(Records from a data source)
-=-=-=-=-

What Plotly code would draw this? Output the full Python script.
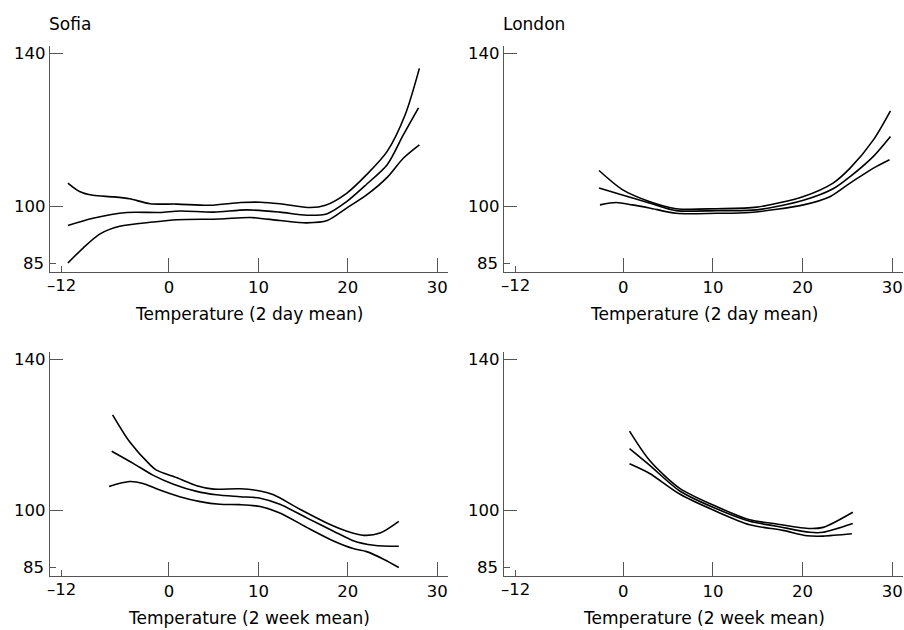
import plotly.graph_objects as go

# ---- data ----
# Sofia, 2 day mean
s2d_up_x = [-11.3, -10.0, -8.5, -6.2, -4.4, -2.1, 0.9, 4.6, 8.0, 10.2, 12.4, 15.8, 17.5, 19.9, 22.1, 24.4, 26.4, 28.0]
s2d_up = [106.1, 103.9, 102.9, 102.5, 102.0, 100.7, 100.6, 100.3, 101.0, 101.1, 100.7, 99.7, 100.3, 103.5, 108.3, 114.4, 123.9, 136.1]
s2d_mid_x = [-11.3, -8.5, -4.7, -1.0, 1.2, 5.0, 8.7, 12.4, 15.4, 17.7, 19.9, 22.1, 24.4, 26.2, 27.9]
s2d_mid = [95.0, 96.9, 98.4, 98.4, 98.8, 98.5, 99.1, 98.5, 97.7, 98.1, 101.3, 105.8, 110.9, 118.7, 125.8]
s2d_lo_x = [-11.3, -9.6, -7.7, -5.5, -1.8, 0.9, 5.7, 9.1, 12.4, 15.4, 17.7, 19.9, 22.1, 24.4, 26.2, 28.0]
s2d_lo = [85.2, 89.1, 92.8, 94.8, 95.9, 96.5, 96.7, 97.1, 96.3, 95.7, 96.3, 99.6, 103.0, 107.6, 112.6, 116.1]

# London, 2 day mean
l2d_x = [-2.7, -0.1, 2.9, 5.9, 10.4, 14.9, 20.1, 23.4, 25.3, 27.9, 29.8]
l2d_up = [109.4, 104.4, 101.3, 99.4, 99.4, 99.8, 102.6, 106.1, 110.0, 117.4, 125.0]
l2d_mid = [104.8, 103.0, 100.9, 98.9, 98.9, 99.1, 101.6, 104.6, 107.8, 113.1, 118.3]
l2d_lo_x = [-2.6, -0.8, 1.0, 2.9, 5.9, 10.4, 14.1, 20.1, 23.1, 25.3, 27.9, 29.7]
l2d_lo = [100.4, 101.0, 100.4, 99.6, 98.2, 98.2, 98.4, 100.4, 102.6, 106.1, 110.0, 112.2]

# Sofia, 2 week mean
s2w_up_x = [-6.3, -4.4, -2.1, -1.4, 0.9, 3.1, 5.0, 7.95, 10.2, 11.7, 14.7, 17.7, 19.9, 21.8, 23.6, 25.7]
s2w_up = [125.3, 118.2, 112.1, 110.7, 108.7, 106.6, 105.7, 105.8, 105.2, 104.2, 100.3, 96.7, 94.6, 93.5, 94.1, 97.2]
s2w_mid_x = [-6.4, -4.0, -1.8, 0.5, 3.1, 5.3, 7.95, 10.2, 12.4, 15.4, 18.4, 20.6, 22.9, 25.7]
s2w_mid = [115.7, 112.5, 109.4, 107.0, 105.1, 104.2, 103.7, 103.3, 101.7, 98.1, 94.6, 92.1, 90.9, 90.6]
s2w_lo_x = [-6.7, -4.4, -2.9, -1.4, 1.2, 3.5, 5.7, 7.95, 10.2, 12.4, 15.4, 18.4, 20.6, 22.1, 24.0, 25.7]
s2w_lo = [106.4, 107.7, 107.2, 105.8, 103.7, 102.4, 101.7, 101.6, 101.1, 99.4, 95.6, 92.0, 90.0, 89.2, 87.2, 85.0]

# London, 2 week mean
l2w_x = [0.7, 2.9, 6.3, 10.4, 14.1, 17.1, 20.8, 22.3, 25.6]
l2w_up = [121.0, 113.4, 105.9, 101.1, 97.6, 96.5, 95.3, 95.6, 99.6]
l2w_mid = [116.4, 112.1, 105.2, 100.5, 97.2, 95.9, 94.3, 94.3, 96.6]
l2w_lo_x = [0.7, 2.9, 6.3, 10.4, 14.1, 17.8, 20.5, 22.3, 25.5]
l2w_lo = [112.4, 109.9, 104.4, 99.8, 96.3, 94.8, 93.4, 93.3, 93.9]

x_major = [0, 10, 20, 30]
x_minor = [-12]
y_major = [100, 140]
y_minor = [85]
x_titles = ["Temperature (2 day mean)", "Temperature (2 day mean)",
            "Temperature (2 week mean)", "Temperature (2 week mean)"]
city_titles = ["Sofia", "London"]

panels = [
    [(s2d_up_x, s2d_up), (s2d_mid_x, s2d_mid), (s2d_lo_x, s2d_lo)],
    [(l2d_x, l2d_up), (l2d_x, l2d_mid), (l2d_lo_x, l2d_lo)],
    [(s2w_up_x, s2w_up), (s2w_mid_x, s2w_mid), (s2w_lo_x, s2w_lo)],
    [(l2w_x, l2w_up), (l2w_x, l2w_mid), (l2w_lo_x, l2w_lo)],
]

FONT = "DejaVu Sans"
AXC = "#555555"
TICK_SIZE = 16.5
TITLE_SIZE = 17

fig = go.Figure()
for i, curves in enumerate(panels):
    sfx = "" if i == 0 else str(i + 1)
    for cx, cy in curves:
        fig.add_trace(go.Scatter(x=cx, y=cy, mode="lines",
                                 line=dict(color="black", width=1.6, shape="spline", smoothing=0.8),
                                 xaxis="x" + sfx, yaxis="y" + sfx, showlegend=False, hoverinfo="skip"))

W, H = 904, 630
xdoms = [[50 / W, 448 / W], [504 / W, 903 / W]]
ydoms = [[1 - 271 / H, 1 - 44 / H], [1 - 575.7 / H, 1 - 350.7 / H]]

layout = dict(width=W, height=H, margin=dict(l=0, r=0, t=0, b=0),
              paper_bgcolor="white", plot_bgcolor="white", showlegend=False,
              font=dict(family=FONT, size=TICK_SIZE, color="black"))
annotations = []
for i in range(4):
    sfx = "" if i == 0 else str(i + 1)
    col, row = i % 2, i // 2
    layout["xaxis" + sfx] = dict(domain=xdoms[col], range=[-13.3, 31.2], anchor="y" + sfx,
                                 showline=True, linecolor=AXC, linewidth=1.3, showgrid=False, zeroline=False,
                                 tickmode="array", tickvals=x_major, ticktext=[str(v) for v in x_major],
                                 ticks="inside", ticklen=14, tickwidth=1.3, tickcolor=AXC,
                                 tickfont=dict(size=TICK_SIZE, family=FONT),
                                 minor=dict(tickmode="array", tickvals=x_minor, ticks="inside", ticklen=6,
                                            tickwidth=1.3, tickcolor=AXC, showgrid=False),
                                 fixedrange=True)
    layout["yaxis" + sfx] = dict(domain=ydoms[row], range=[82.8, 142], anchor="x" + sfx,
                                 showline=True, linecolor=AXC, linewidth=1.3, showgrid=False, zeroline=False,
                                 tickmode="array", tickvals=y_major, ticktext=[str(v) for v in y_major],
                                 ticks="inside", ticklen=13, tickwidth=1.3, tickcolor=AXC,
                                 tickfont=dict(size=TICK_SIZE, family=FONT),
                                 minor=dict(tickmode="array", tickvals=y_minor, ticks="inside", ticklen=6,
                                            tickwidth=1.3, tickcolor=AXC, showgrid=False),
                                 fixedrange=True)
    xa = "x" + sfx
    ya = "y" + sfx
    # labels for the short ticks
    annotations.append(dict(x=x_minor[0], xref=xa, y=0, yref=ya + " domain", yanchor="top", xanchor="center",
                            yshift=-2, text="\u2013" + str(abs(x_minor[0])), showarrow=False,
                            font=dict(size=TICK_SIZE, family=FONT)))
    annotations.append(dict(x=0, xref=xa + " domain", y=y_minor[0], yref=ya, xanchor="right", yanchor="middle",
                            xshift=-4, text=str(y_minor[0]), showarrow=False,
                            font=dict(size=TICK_SIZE, family=FONT)))
    # x titles
    annotations.append(dict(x=0.5, xref=xa + " domain", y=0, yref=ya + " domain", yanchor="middle",
                            yshift=-42, text=x_titles[i], showarrow=False,
                            font=dict(size=TITLE_SIZE, family=FONT)))

for col, name in enumerate(city_titles):
    annotations.append(dict(x=xdoms[col][0] - 3 / W, xref="paper", y=1 - 22 / H, yref="paper",
                            xanchor="left", yanchor="middle", text=name, showarrow=False,
                            font=dict(size=TITLE_SIZE, family=FONT)))

layout["annotations"] = annotations
fig.update_layout(**layout)
fig.write_html("out.html", config={"displayModeBar": False},
               post_script="document.body.style.margin='0px';document.body.style.overflow='hidden';")
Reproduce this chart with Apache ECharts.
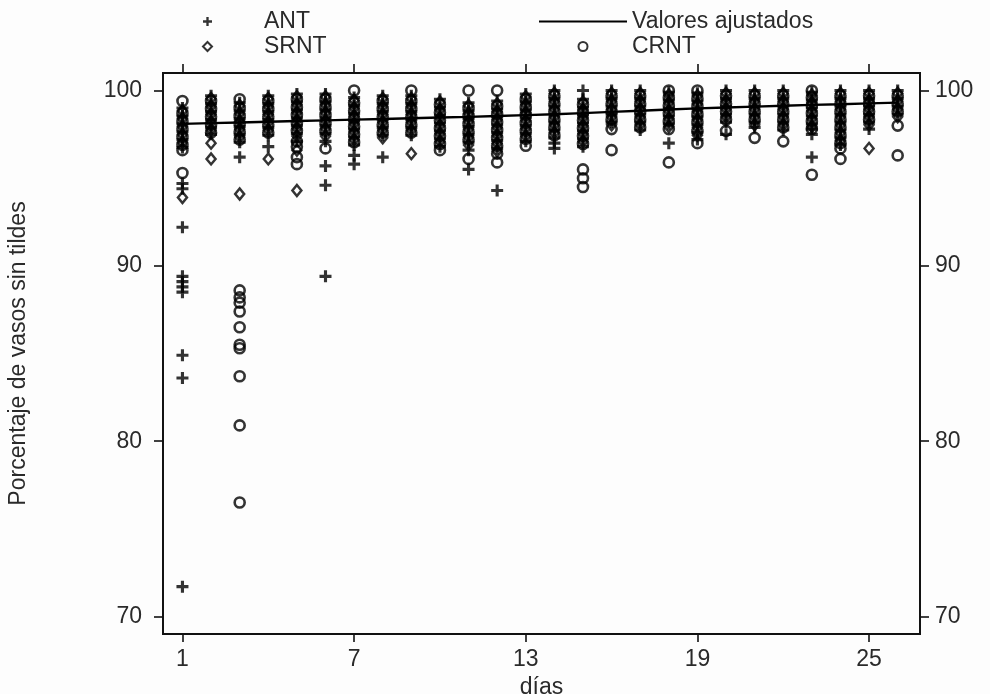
<!DOCTYPE html>
<html>
<head>
<meta charset="utf-8">
<script src="https://cdn.jsdelivr.net/npm/echarts@6/dist/echarts.min.js"></script>
<style>
html,body{margin:0;padding:0;background:#fdfdfd;}
#chart{width:990px;height:694px;}
</style>
</head>
<body>
<div id="chart"></div>
<script>
// Day numbers (x values)
const days = [1,2,3,4,5,6,7,8,9,10,11,12,13,14,15,16,17,18,19,20,21,22,23,24,25,26];
const xTicks = [1,7,13,19,25];
const yTicks = [70,80,90,100];

// ANT (+) values per day
const antByDay = [
  [99.0,98.55,98.1,97.65,97.2,96.75,94.7,94.4,92.2,89.4,89.1,88.8,88.5,84.9,83.6,71.7],
  [99.7,99.25,98.8,98.35,97.9,97.5],
  [99.3,98.85,98.4,97.95,97.5,97.05,96.2],
  [99.7,99.25,98.8,98.35,97.9,97.45,96.8],
  [99.8,99.35,98.9,98.45,98.0,97.55,97.1],
  [99.8,99.35,98.9,98.45,98.0,97.55,97.1,95.7,94.6,89.4],
  [99.6,99.15,98.7,98.25,97.8,97.35,96.9,96.3,95.8],
  [99.7,99.25,98.8,98.35,97.9,97.45,96.2],
  [99.7,99.25,98.8,98.35,97.9,97.45],
  [99.5,99.05,98.6,98.15,97.7,97.25,96.8],
  [99.3,98.85,98.4,97.95,97.5,97.05,96.6,95.5],
  [99.4,98.95,98.5,98.05,97.6,97.15,96.7,94.3],
  [99.8,99.35,98.9,98.45,98.0,97.55,97.1],
  [100.0,99.55,99.1,98.65,98.2,97.75,97.3,97.0,96.7],
  [100.0,99.5,99.05,98.6,98.15,97.7,97.25,96.8],
  [100.0,99.55,99.1,98.65,98.2],
  [100.0,99.55,99.1,98.65,98.2,97.75],
  [99.9,99.45,99.0,98.55,98.1,97.0],
  [99.85,99.4,98.95,98.5,98.05,97.6,97.2],
  [100.0,99.55,99.1,98.65,98.2,97.5],
  [100.0,99.55,99.1,98.65,98.2,97.9],
  [100.0,99.55,99.1,98.65,98.2,97.75],
  [99.9,99.45,99.0,98.55,98.1,97.8,97.5,96.2],
  [100.0,99.55,99.1,98.65,98.2,97.75,97.3,96.9],
  [100.0,99.55,99.1,98.65,98.2,97.8],
  [100.0,99.55,99.1,98.65]
];

// SRNT (diamond) values per day
const srntByDay = [
  [98.85,98.4,97.95,97.5,97.05,93.9],
  [99.55,99.1,98.65,98.2,97.75,97.0,96.1],
  [99.15,98.7,98.25,97.8,97.35,94.1],
  [99.55,99.1,98.65,98.2,97.75,96.1],
  [99.65,99.2,98.75,98.3,97.85,97.4,96.6,94.3],
  [99.65,99.2,98.75,98.3,97.85,97.4],
  [99.45,99.0,98.55,98.1,97.65,97.2],
  [99.55,99.1,98.65,98.2,97.75,97.3],
  [99.55,99.1,98.65,98.2,97.75,96.4],
  [99.35,98.9,98.45,98.0,97.55,97.1],
  [99.15,98.7,98.25,97.8,97.35,96.9],
  [99.25,98.8,98.35,97.9,97.45,97.0,96.55],
  [99.65,99.2,98.75,98.3,97.85,97.4],
  [99.85,99.4,98.95,98.5,98.05,97.6],
  [99.35,98.9,98.45,98.0,97.55,97.1],
  [99.85,99.4,98.95,98.5,98.05],
  [99.85,99.4,98.95,98.5,98.05],
  [99.75,99.3,98.85,98.4,97.95],
  [99.7,99.25,98.8,98.35,97.9,97.45],
  [99.85,99.4,98.95,98.5],
  [99.85,99.4,98.95,98.5,98.05],
  [99.85,99.4,98.95,98.5,98.05],
  [99.75,99.3,98.85,98.4,97.95],
  [99.85,99.4,98.95,98.5,98.05,97.6,97.15],
  [99.85,99.4,98.95,98.5,98.05,96.7],
  [99.85,99.4,98.95,98.5]
];

// CRNT (circle) values per day
const crntByDay = [
  [99.4,98.7,98.25,97.8,97.35,96.9,96.6,95.3],
  [99.4,98.95,98.5,98.05,97.6],
  [99.5,99.0,98.55,98.1,97.65,97.2,88.6,88.2,87.9,87.4,86.5,85.5,85.3,83.7,80.9,76.5],
  [99.4,98.95,98.5,98.05,97.6],
  [99.5,99.05,98.6,98.15,97.7,97.1,96.8,96.2,95.8],
  [99.5,99.05,98.6,98.15,97.7,96.7],
  [100.0,99.3,98.85,98.4,97.95,97.5,97.05],
  [99.4,98.95,98.5,98.05,97.6],
  [100.0,99.4,98.95,98.5,98.05,97.6],
  [99.2,98.75,98.3,97.85,97.4,96.95,96.6],
  [100.0,99.0,98.55,98.1,97.65,97.2,96.1],
  [100.0,99.1,98.65,98.2,97.75,97.3,96.85,96.4,95.9],
  [99.5,99.05,98.6,98.15,97.7,97.25,96.85],
  [99.7,99.25,98.8,98.35,97.9,97.45],
  [99.2,98.75,98.3,97.85,97.4,96.95,95.5,95.0,94.5],
  [99.7,99.25,98.8,98.35,97.8,96.6],
  [99.7,99.25,98.8,98.35,97.9],
  [100.0,99.6,99.15,98.7,98.25,97.8,95.9],
  [100.0,99.55,99.1,98.65,98.2,97.7,97.0],
  [99.7,99.25,98.8,98.35,97.7],
  [99.7,99.25,98.8,98.35,97.3],
  [99.7,99.25,98.8,98.35,97.9,97.1],
  [100.0,99.6,99.15,98.7,98.25,97.8,95.2],
  [99.7,99.25,98.8,98.35,97.9,97.45,97.0,96.7,96.1],
  [99.7,99.25,98.8,98.35],
  [99.7,99.25,98.8,98.0,96.3]
];

// Fitted values ("Valores ajustados") per day
const fitted = [98.10,98.14,98.18,98.22,98.26,98.30,98.34,98.38,98.42,98.46,98.50,98.55,98.60,
                98.65,98.71,98.78,98.85,98.92,98.98,99.03,99.08,99.13,99.18,99.22,99.27,99.31];

function pairs(byDay){
  const out = [];
  byDay.forEach((vals, i) => vals.forEach(v => out.push([days[i], v])));
  return out;
}

const ink = '#000';
const textColor = '#2a2a2a';
const font = "'Liberation Sans', Arial, Helvetica, sans-serif";
const fs = 23;
const plusPath = 'path://M-1.3,-5H1.3V-1.3H5V1.3H1.3V5H-1.3V1.3H-5V-1.3H-1.3Z';

const chart = echarts.init(document.getElementById('chart'));
chart.setOption({
  backgroundColor: '#fdfdfd',
  animation: false,
  textStyle: { fontFamily: font },
  grid: { left: 163, right: 70, top: 73, bottom: 60, outerBoundsMode: 'none', containLabel: false,
          show: true, borderColor: '#111', borderWidth: 1.8, backgroundColor: 'transparent' },
  legend: [
    {
      data: [{ name: 'ANT', icon: plusPath }, { name: 'SRNT', icon: 'diamond' }],
      orient: 'vertical', left: 202, top: 10, padding: 0, itemWidth: 9, itemHeight: 9, itemGap: 2,
      textStyle: { fontSize: fs, color: textColor, fontFamily: font, padding: [0, 0, 0, 47] },
      selectedMode: false
    },
    {
      data: [{ name: 'Valores ajustados', itemStyle: { opacity: 0 } }, { name: 'CRNT', icon: 'circle' }],
      orient: 'vertical', left: 538, top: 10, padding: 0, itemWidth: 88, itemHeight: 9, itemGap: 2,
      textStyle: { fontSize: fs, color: textColor, fontFamily: font },
      selectedMode: false
    }
  ],
  xAxis: [
    {
      type: 'value', min: 0.32, max: 26.78, position: 'bottom',
      name: 'días', nameLocation: 'middle', nameGap: 37,
      nameTextStyle: { fontSize: fs, color: textColor, fontFamily: font },
      axisLine: { show: true, lineStyle: { color: '#111', width: 1.8 } },
      axisTick: { show: true, length: 8, lineStyle: { color: '#111', width: 1.6 }, customValues: xTicks },
      axisLabel: { fontSize: fs, color: textColor, margin: 14, customValues: xTicks },
      splitLine: { show: false }
    },
    {
      type: 'value', min: 0.32, max: 26.78, position: 'top',
      axisLine: { show: true, lineStyle: { color: '#111', width: 1.8 } },
      axisTick: { show: true, length: 9, lineStyle: { color: '#111', width: 1.6 }, customValues: xTicks },
      axisLabel: { show: false },
      splitLine: { show: false }
    }
  ],
  yAxis: [
    {
      type: 'value', min: 69, max: 101, position: 'left',
      name: 'Porcentaje de vasos sin tildes', nameLocation: 'middle', nameGap: 133,
      nameTextStyle: { fontSize: fs, color: textColor, fontFamily: font },
      axisLine: { show: true, lineStyle: { color: '#111', width: 1.8 } },
      axisTick: { show: true, length: 9, lineStyle: { color: '#111', width: 1.6 }, customValues: yTicks },
      axisLabel: { fontSize: fs, color: textColor, margin: 21, customValues: yTicks },
      splitLine: { show: false }
    },
    {
      type: 'value', min: 69, max: 101, position: 'right',
      axisLine: { show: true, lineStyle: { color: '#111', width: 1.8 } },
      axisTick: { show: true, length: 9, lineStyle: { color: '#111', width: 1.6 }, customValues: yTicks },
      axisLabel: { fontSize: fs, color: textColor, margin: 15, customValues: yTicks },
      splitLine: { show: false }
    }
  ],
  series: [
    {
      name: 'ANT', type: 'scatter', symbol: plusPath, symbolSize: 12, symbolKeepAspect: true,
      itemStyle: { color: ink },
      data: pairs(antByDay), z: 3
    },
    {
      name: 'SRNT', type: 'scatter', symbol: 'diamond', symbolSize: [9, 11],
      itemStyle: { color: 'transparent', borderColor: ink, borderWidth: 2.5 },
      data: pairs(srntByDay), z: 3
    },
    {
      name: 'Valores ajustados', type: 'line', symbol: 'none', showSymbol: false,
      lineStyle: { color: ink, width: 2.4 }, itemStyle: { color: ink },
      data: days.map((d, i) => [d, fitted[i]]), z: 4
    },
    {
      name: 'CRNT', type: 'scatter', symbol: 'circle', symbolSize: 10,
      itemStyle: { color: 'transparent', borderColor: ink, borderWidth: 2.6 },
      data: pairs(crntByDay), z: 3
    }
  ]
});
</script>
</body>
</html>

-=-=-=-=-

• [Direction] Only the lines from the one holding "Reproduce this chart with Apache ECharts." to the one holding "const yTicks = [70,80,90,100];" should be returned, both included and exactly as written, with no pictures.

• [The answer]
Reproduce this chart with Apache ECharts.
<!DOCTYPE html>
<html>
<head>
<meta charset="utf-8">
<script src="https://cdn.jsdelivr.net/npm/echarts@6/dist/echarts.min.js"></script>
<style>
html,body{margin:0;padding:0;background:#fdfdfd;}
#chart{width:990px;height:694px;}
</style>
</head>
<body>
<div id="chart"></div>
<script>
// Day numbers (x values)
const days = [1,2,3,4,5,6,7,8,9,10,11,12,13,14,15,16,17,18,19,20,21,22,23,24,25,26];
const xTicks = [1,7,13,19,25];
const yTicks = [70,80,90,100];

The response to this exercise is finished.